Только в одном Пима, похоже, перехитрил один из его умеренных сторонников. Ни он, ни другие уполномоченные парламента в Оксфорде не догадывались, что кто-то из них вел свои частные переговоры с королем. И это были переговоры совсем иного сорта. Эдмунд Уоллер, член парламента от валлийского округа Святого Айвза, поэт, одно время придворный, друг Фолкленда и Хайда, чувствовал себя в партии парламента не совсем уютно. Он искренне желал мира и понимал, что мир не входит в планы Пима. Уоллер поддерживал контакты с лондонскими роялистами, которые еще не утратили надежду и готовы были действовать. Под прикрытием переговоров в Оксфорде он обсуждал с Фолклендом план отвоевания Лондона сторонниками короля и, таким образом, прекращения войны. Детали плана были весьма запутанными. Друзьям короля в Лондоне, видимо, следовало подготовиться и начать внезапную общегородскую демонстрацию. Руперт и его кавалерия подошли бы к городу как можно ближе. Король, имея в своих руках Рединг, мог без труда дойти почти до внешних укреплений. В назначенный момент в Сити предполагалось зачитать документ о королевских полномочиях на проведение военного набора, и роялисты должны были приветствовать это одобрительными криками. Тогда парламент, оказавшийся между двух огней – вторжением извне и восстанием изнутри, был бы бессилен. Война закончилась бы в один момент. Создатели этого не в меру оптимистичного «мирного заговора» недостаточно серьезно отнеслись к тому, что Филип Скиппон и лондонская милиция были беззаветно преданы парламенту, а также исключили из своих расчетов мощную линию фортификаций, которую всю зиму строили вокруг внешнего контура Лондона, и внутренние городские укрепления, брустверы и непробиваемые из мушкета заставы во всех стратегических точках.
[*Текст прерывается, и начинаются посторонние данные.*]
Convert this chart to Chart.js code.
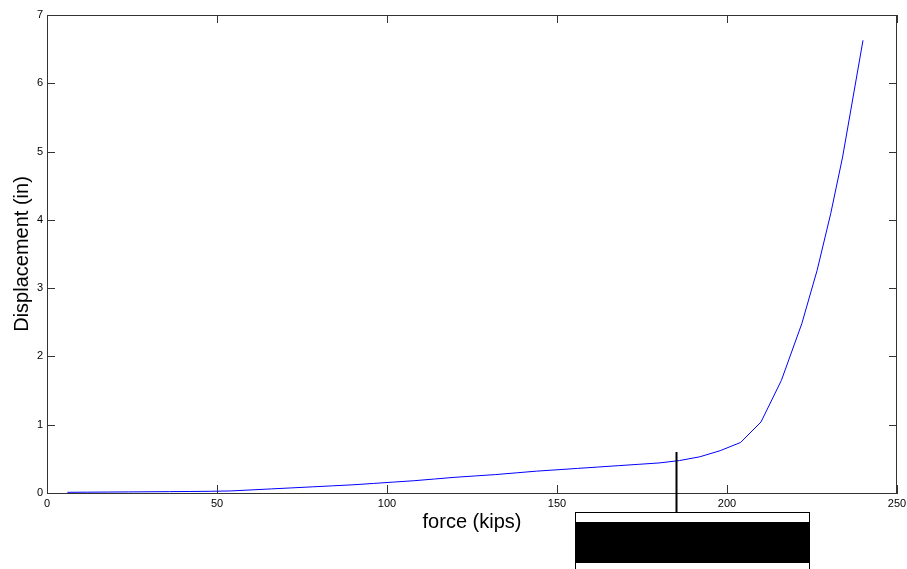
<!DOCTYPE html>
<html>
<head>
<meta charset="utf-8">
<title>force vs displacement</title>
<script src="https://cdn.jsdelivr.net/npm/chart.js@4.4.1/dist/chart.umd.min.js"></script>
<style>
  html, body { margin: 0; padding: 0; background: #fff; }
  #plot { display: block; }
</style>
</head>
<body>
<canvas id="plot" width="907" height="569"></canvas>
<script>
// force (kips) / displacement (in)
var force = [6, 12, 18, 24, 30, 36, 42, 48, 54, 60, 66, 72, 78, 84, 90, 96, 102, 108, 114, 120,
             126, 132, 138, 144, 150, 156, 162, 168, 174, 180, 186, 192, 198, 204, 210, 216,
             222, 226.5, 230.5, 234, 240];
var displacement = [0.01, 0.012, 0.014, 0.016, 0.018, 0.02, 0.022, 0.025, 0.03, 0.045, 0.06, 0.075,
                    0.09, 0.105, 0.12, 0.14, 0.16, 0.18, 0.205, 0.23, 0.25, 0.27, 0.295, 0.32, 0.34,
                    0.36, 0.38, 0.40, 0.42, 0.44, 0.475, 0.53, 0.62, 0.74, 1.04, 1.65, 2.48, 3.26,
                    4.09, 4.92, 6.63];
var xTicks = [0, 50, 100, 150, 200, 250];
var yTicks = [0, 1, 2, 3, 4, 5, 6, 7];
var markerForce = 185;   // where the black callout line points

var points = force.map(function(f, i) { return { x: f, y: displacement[i] }; });

// matlab style frame: box round the axes and ticks pointing inwards
var framePlugin = {
    id: 'frame',
    afterDraw: function(chart) {
        var ctx = chart.ctx;
        var a = chart.chartArea;
        var sx = chart.scales.x, sy = chart.scales.y;
        var len = 8;
        ctx.save();
        ctx.strokeStyle = '#333';
        ctx.lineWidth = 1;
        ctx.strokeRect(a.left + 0.5, a.top + 0.5, a.right - a.left - 1, a.bottom - a.top);
        ctx.beginPath();
        xTicks.forEach(function(t) {
            var px = Math.round(sx.getPixelForValue(t)) + 0.5;
            ctx.moveTo(px, a.bottom); ctx.lineTo(px, a.bottom - len);
            ctx.moveTo(px, a.top); ctx.lineTo(px, a.top + len);
        });
        yTicks.forEach(function(t) {
            var py = Math.round(sy.getPixelForValue(t)) + 0.5;
            ctx.moveTo(a.left, py); ctx.lineTo(a.left + len, py);
            ctx.moveTo(a.right, py); ctx.lineTo(a.right - len, py);
        });
        ctx.stroke();

        // callout: vertical line down to a box under the axis
        var mx = Math.round(sx.getPixelForValue(markerForce)) + 0.5;
        var boxTop = a.bottom + 19;
        ctx.strokeStyle = '#000';
        ctx.lineWidth = 2;
        ctx.beginPath();
        ctx.moveTo(mx, a.bottom - 41);
        ctx.lineTo(mx, boxTop);
        ctx.stroke();
        ctx.fillStyle = '#fff';
        ctx.lineWidth = 1;
        ctx.fillRect(mx - 101, boxTop, 234, 80);
        ctx.strokeRect(mx - 101, boxTop + 0.5, 234, 80);
        ctx.fillStyle = '#000';
        ctx.fillRect(mx - 101, boxTop + 10, 234, 41);
        ctx.restore();
    }
};

var ctx = document.getElementById('plot').getContext('2d');
var chart = new Chart(ctx, {
    type: 'line',
    data: {
        datasets: [{
            data: points,
            borderColor: '#0000ff',
            borderWidth: 1,
            pointRadius: 0,
            fill: false,
            tension: 0
        }]
    },
    options: {
        responsive: false,
        animation: false,
        events: [],
        layout: { padding: { top: 15, right: 10, left: 0, bottom: 0 } },
        plugins: {
            legend: { display: false },
            tooltip: { enabled: false }
        },
        scales: {
            x: {
                type: 'linear',
                min: 0,
                max: 250,
                afterBuildTicks: function(scale) {
                    scale.ticks = xTicks.map(function(v) { return { value: v }; });
                },
                afterFit: function(scale) {
                    scale.height = 76;
                    scale.paddingLeft = 0;
                    scale.paddingRight = 0;
                },
                grid: { display: false, drawTicks: false },
                border: { display: true, color: '#333', width: 1 },
                ticks: {
                    padding: 4,
                    color: '#000',
                    font: { family: 'Liberation Sans, Arial, sans-serif', size: 11 }
                },
                title: {
                    display: true,
                    text: 'force (kips)',
                    color: '#000',
                    padding: { top: 0, bottom: 35 },
                    font: { family: 'Liberation Sans, Arial, sans-serif', size: 20 }
                }
            },
            y: {
                type: 'linear',
                min: 0,
                max: 7,
                afterBuildTicks: function(scale) {
                    scale.ticks = yTicks.map(function(v) { return { value: v }; });
                },
                afterFit: function(scale) {
                    scale.width = 47;
                    scale.paddingTop = 0;
                    scale.paddingBottom = 0;
                },
                grid: { display: false, drawTicks: false },
                border: { display: true, color: '#333', width: 1 },
                ticks: {
                    padding: 4,
                    color: '#000',
                    font: { family: 'Liberation Sans, Arial, sans-serif', size: 11 }
                },
                title: {
                    display: true,
                    text: 'Displacement (in)',
                    color: '#000',
                    padding: { top: 10.5, bottom: 0 },
                    font: { family: 'Liberation Sans, Arial, sans-serif', size: 20 }
                }
            }
        }
    },
    plugins: [framePlugin]
});
</script>
</body>
</html>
Король не утратил своего пристрастия к разнообразию планов, поэтому среди его прожектов на март и апрель были шотландский, ирландский и лондонский. К тому времени до Оксфорда добрались шотландские представители – канцлер Лоудун от эдинбургского Совета и Хендерсон от Церковной ассамблеи Шотландии. Они привезли петицию о глубокой, не терпящей отлагательств реформе англиканской церкви. Лоудун передал королю, что если он согласится с их просьбой, то в нынешней войне может рассчитывать на поддержку своего Совета в Шотландии. Если же он откажется, то Лоудун сможет предложить ему только свои услуги в качестве посредника между королем и парламентом. Гамильтон посоветовал Карлу обойтись с этими представителями любезно, но не дать им поехать в Лондон. Тот последовал второму совету, но проигнорировал первый. Он принимал шотландцев исключительно на публике и с подчеркнутой холодностью. Даже подумывал арестовать Хендерсона, у которого, в отличие от Лоудуна, не было охранного свидетельства. Следуя примеру короля, кавалеры оскорбляли их на улицах, все их письма были вскрыты, предложения, как и петиция, отвергнуты.
Обхождение короля с шотландскими представителями давало основания предполагать, что он намерен порвать с ковенантерами и принять план роялистского восстания в Шотландии, с которым Монтроз, Эйбойн и Огилви обратились к королеве в Йорке. Но Карл, напротив, считал, что следует совету Гамильтона, и с присущей ему непоследовательностью отговаривал королеву от принятия предложений Монтроза, пока у нее не будет возможности узнать мнение Гамильтона на этот счет. Последний, когда добрался до Йорка из Эдинбурга, заверил ее, что может гарантировать нейтралитет Шотландии, по крайней мере, до конца лета, если какое-нибудь роялистское восстание не спровоцирует кризис. Поскольку, по мнению королевы, война в Англии почти наверняка закончится к осени, было бы глупо принимать план Монтроза, подразумевавший ненужную дополнительную войну в Шотландии.
Таким образом, король, отказав ковенантерам в Оксфорде, настаивал, чтобы его жена успокоила их в Йорке. Принимая точку зрения Гамильтона, что Шотландия может сохранить нейтралитет, Карл не сознавал, что она не будет оставаться нейтральной бесконечно, если войне суждено продлиться больше года, и тем более если он будет настаивать на своей нынешней политике, подразумевающей заключение мира с Ирландией.
Ковенантеры, в особенности Аргайл с его смотрящими на запад прибрежными землями, уязвимыми для ирландских налетчиков, никогда не приняли бы никакого иного итога ирландского восстания, кроме полного разгрома «папистско-ирландских мясников». Любая договоренность короля с ними наверняка подтолкнула бы Аргайла и ковенантеров в целом к более тесному сотрудничеству с парламентом.